Copy the data exactly; pictures stay out of the copy.

>> begin

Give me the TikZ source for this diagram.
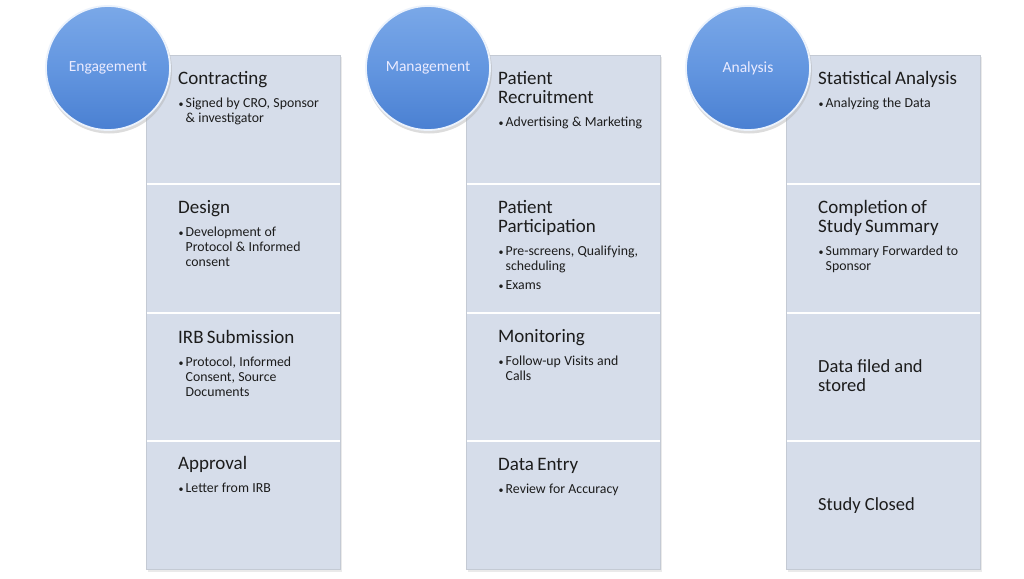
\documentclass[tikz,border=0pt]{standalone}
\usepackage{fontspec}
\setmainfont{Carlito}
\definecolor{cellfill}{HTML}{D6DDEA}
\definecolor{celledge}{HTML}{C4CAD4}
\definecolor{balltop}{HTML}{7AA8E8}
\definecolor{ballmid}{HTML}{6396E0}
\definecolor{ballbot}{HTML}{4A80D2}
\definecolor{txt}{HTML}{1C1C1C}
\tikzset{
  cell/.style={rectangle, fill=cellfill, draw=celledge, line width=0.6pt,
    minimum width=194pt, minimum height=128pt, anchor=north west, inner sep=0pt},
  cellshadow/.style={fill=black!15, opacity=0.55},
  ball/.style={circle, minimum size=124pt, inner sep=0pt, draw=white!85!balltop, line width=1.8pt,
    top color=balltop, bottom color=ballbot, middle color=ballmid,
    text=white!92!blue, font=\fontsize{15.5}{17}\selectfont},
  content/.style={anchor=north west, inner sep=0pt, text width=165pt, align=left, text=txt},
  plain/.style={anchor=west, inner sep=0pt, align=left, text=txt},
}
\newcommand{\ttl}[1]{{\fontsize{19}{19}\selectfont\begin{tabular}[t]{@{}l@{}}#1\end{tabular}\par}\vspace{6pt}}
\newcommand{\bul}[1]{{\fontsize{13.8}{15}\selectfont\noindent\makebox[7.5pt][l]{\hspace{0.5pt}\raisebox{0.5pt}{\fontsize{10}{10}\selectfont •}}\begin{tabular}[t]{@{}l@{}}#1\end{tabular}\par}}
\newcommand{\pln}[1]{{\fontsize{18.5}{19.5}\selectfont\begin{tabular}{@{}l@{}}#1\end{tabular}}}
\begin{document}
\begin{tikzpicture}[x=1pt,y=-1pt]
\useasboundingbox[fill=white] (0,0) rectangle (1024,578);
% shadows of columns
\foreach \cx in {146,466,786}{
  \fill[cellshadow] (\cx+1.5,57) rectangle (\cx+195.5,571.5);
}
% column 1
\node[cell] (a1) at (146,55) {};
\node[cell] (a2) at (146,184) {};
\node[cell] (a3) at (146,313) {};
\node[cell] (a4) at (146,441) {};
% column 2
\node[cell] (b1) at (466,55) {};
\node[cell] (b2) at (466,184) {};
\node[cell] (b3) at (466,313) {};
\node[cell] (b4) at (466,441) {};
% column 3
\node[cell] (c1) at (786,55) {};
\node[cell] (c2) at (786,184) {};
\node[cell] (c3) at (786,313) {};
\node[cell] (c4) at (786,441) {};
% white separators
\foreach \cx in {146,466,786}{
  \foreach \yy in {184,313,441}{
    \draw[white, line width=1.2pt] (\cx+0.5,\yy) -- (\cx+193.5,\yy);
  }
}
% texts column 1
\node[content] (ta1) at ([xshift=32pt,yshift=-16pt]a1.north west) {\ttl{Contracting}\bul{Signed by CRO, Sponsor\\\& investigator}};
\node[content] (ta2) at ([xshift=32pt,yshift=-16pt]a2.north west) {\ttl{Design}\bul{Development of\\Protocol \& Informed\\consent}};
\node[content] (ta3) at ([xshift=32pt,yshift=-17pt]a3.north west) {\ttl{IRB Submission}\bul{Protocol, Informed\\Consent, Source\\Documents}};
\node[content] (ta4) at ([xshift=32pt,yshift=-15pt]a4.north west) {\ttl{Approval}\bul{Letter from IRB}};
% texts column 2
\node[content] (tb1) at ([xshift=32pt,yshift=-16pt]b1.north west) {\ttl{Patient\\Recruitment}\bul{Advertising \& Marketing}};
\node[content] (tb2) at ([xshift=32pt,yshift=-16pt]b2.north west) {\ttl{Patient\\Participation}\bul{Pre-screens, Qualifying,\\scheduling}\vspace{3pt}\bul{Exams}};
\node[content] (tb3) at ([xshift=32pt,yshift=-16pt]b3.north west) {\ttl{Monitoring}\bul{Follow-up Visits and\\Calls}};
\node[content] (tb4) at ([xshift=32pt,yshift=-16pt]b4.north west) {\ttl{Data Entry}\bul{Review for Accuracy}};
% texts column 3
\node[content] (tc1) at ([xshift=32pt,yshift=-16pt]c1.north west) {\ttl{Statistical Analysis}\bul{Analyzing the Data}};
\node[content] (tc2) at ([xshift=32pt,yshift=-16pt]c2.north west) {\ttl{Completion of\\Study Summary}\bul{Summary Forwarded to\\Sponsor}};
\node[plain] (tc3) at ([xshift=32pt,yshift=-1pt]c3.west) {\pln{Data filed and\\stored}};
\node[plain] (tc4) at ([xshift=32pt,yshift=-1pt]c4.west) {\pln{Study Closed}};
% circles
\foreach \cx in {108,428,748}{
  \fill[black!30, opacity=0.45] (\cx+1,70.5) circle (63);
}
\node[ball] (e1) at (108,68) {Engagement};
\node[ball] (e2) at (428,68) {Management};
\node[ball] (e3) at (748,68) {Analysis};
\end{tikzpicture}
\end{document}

>> end

Written reply -
Give me the TikZ source for this diagram.
\documentclass[tikz,border=0pt]{standalone}
\usepackage{fontspec}
\setmainfont{Carlito}
\definecolor{cellfill}{HTML}{D6DDEA}
\definecolor{celledge}{HTML}{C4CAD4}
\definecolor{balltop}{HTML}{7AA8E8}
\definecolor{ballmid}{HTML}{6396E0}
\definecolor{ballbot}{HTML}{4A80D2}
\definecolor{txt}{HTML}{1C1C1C}
\tikzset{
  cell/.style={rectangle, fill=cellfill, draw=celledge, line width=0.6pt,
    minimum width=194pt, minimum height=128pt, anchor=north west, inner sep=0pt},
  cellshadow/.style={fill=black!15, opacity=0.55},
  ball/.style={circle, minimum size=124pt, inner sep=0pt, draw=white!85!balltop, line width=1.8pt,
    top color=balltop, bottom color=ballbot, middle color=ballmid,
    text=white!92!blue, font=\fontsize{15.5}{17}\selectfont},
  content/.style={anchor=north west, inner sep=0pt, text width=165pt, align=left, text=txt},
  plain/.style={anchor=west, inner sep=0pt, align=left, text=txt},
}
\newcommand{\ttl}[1]{{\fontsize{19}{19}\selectfont\begin{tabular}[t]{@{}l@{}}#1\end{tabular}\par}\vspace{6pt}}
\newcommand{\bul}[1]{{\fontsize{13.8}{15}\selectfont\noindent\makebox[7.5pt][l]{\hspace{0.5pt}\raisebox{0.5pt}{\fontsize{10}{10}\selectfont •}}\begin{tabular}[t]{@{}l@{}}#1\end{tabular}\par}}
\newcommand{\pln}[1]{{\fontsize{18.5}{19.5}\selectfont\begin{tabular}{@{}l@{}}#1\end{tabular}}}
\begin{document}
\begin{tikzpicture}[x=1pt,y=-1pt]
\useasboundingbox[fill=white] (0,0) rectangle (1024,578);
% shadows of columns
\foreach \cx in {146,466,786}{
  \fill[cellshadow] (\cx+1.5,57) rectangle (\cx+195.5,571.5);
}
% column 1
\node[cell] (a1) at (146,55) {};
\node[cell] (a2) at (146,184) {};
\node[cell] (a3) at (146,313) {};
\node[cell] (a4) at (146,441) {};
% column 2
\node[cell] (b1) at (466,55) {};
\node[cell] (b2) at (466,184) {};
\node[cell] (b3) at (466,313) {};
\node[cell] (b4) at (466,441) {};
% column 3
\node[cell] (c1) at (786,55) {};
\node[cell] (c2) at (786,184) {};
\node[cell] (c3) at (786,313) {};
\node[cell] (c4) at (786,441) {};
% white separators
\foreach \cx in {146,466,786}{
  \foreach \yy in {184,313,441}{
    \draw[white, line width=1.2pt] (\cx+0.5,\yy) -- (\cx+193.5,\yy);
  }
}
% texts column 1
\node[content] (ta1) at ([xshift=32pt,yshift=-16pt]a1.north west) {\ttl{Contracting}\bul{Signed by CRO, Sponsor\\\& investigator}};
\node[content] (ta2) at ([xshift=32pt,yshift=-16pt]a2.north west) {\ttl{Design}\bul{Development of\\Protocol \& Informed\\consent}};
\node[content] (ta3) at ([xshift=32pt,yshift=-17pt]a3.north west) {\ttl{IRB Submission}\bul{Protocol, Informed\\Consent, Source\\Documents}};
\node[content] (ta4) at ([xshift=32pt,yshift=-15pt]a4.north west) {\ttl{Approval}\bul{Letter from IRB}};
% texts column 2
\node[content] (tb1) at ([xshift=32pt,yshift=-16pt]b1.north west) {\ttl{Patient\\Recruitment}\bul{Advertising \& Marketing}};
\node[content] (tb2) at ([xshift=32pt,yshift=-16pt]b2.north west) {\ttl{Patient\\Participation}\bul{Pre-screens, Qualifying,\\scheduling}\vspace{3pt}\bul{Exams}};
\node[content] (tb3) at ([xshift=32pt,yshift=-16pt]b3.north west) {\ttl{Monitoring}\bul{Follow-up Visits and\\Calls}};
\node[content] (tb4) at ([xshift=32pt,yshift=-16pt]b4.north west) {\ttl{Data Entry}\bul{Review for Accuracy}};
% texts column 3
\node[content] (tc1) at ([xshift=32pt,yshift=-16pt]c1.north west) {\ttl{Statistical Analysis}\bul{Analyzing the Data}};
\node[content] (tc2) at ([xshift=32pt,yshift=-16pt]c2.north west) {\ttl{Completion of\\Study Summary}\bul{Summary Forwarded to\\Sponsor}};
\node[plain] (tc3) at ([xshift=32pt,yshift=-1pt]c3.west) {\pln{Data filed and\\stored}};
\node[plain] (tc4) at ([xshift=32pt,yshift=-1pt]c4.west) {\pln{Study Closed}};
% circles
\foreach \cx in {108,428,748}{
  \fill[black!30, opacity=0.45] (\cx+1,70.5) circle (63);
}
\node[ball] (e1) at (108,68) {Engagement};
\node[ball] (e2) at (428,68) {Management};
\node[ball] (e3) at (748,68) {Analysis};
\end{tikzpicture}
\end{document}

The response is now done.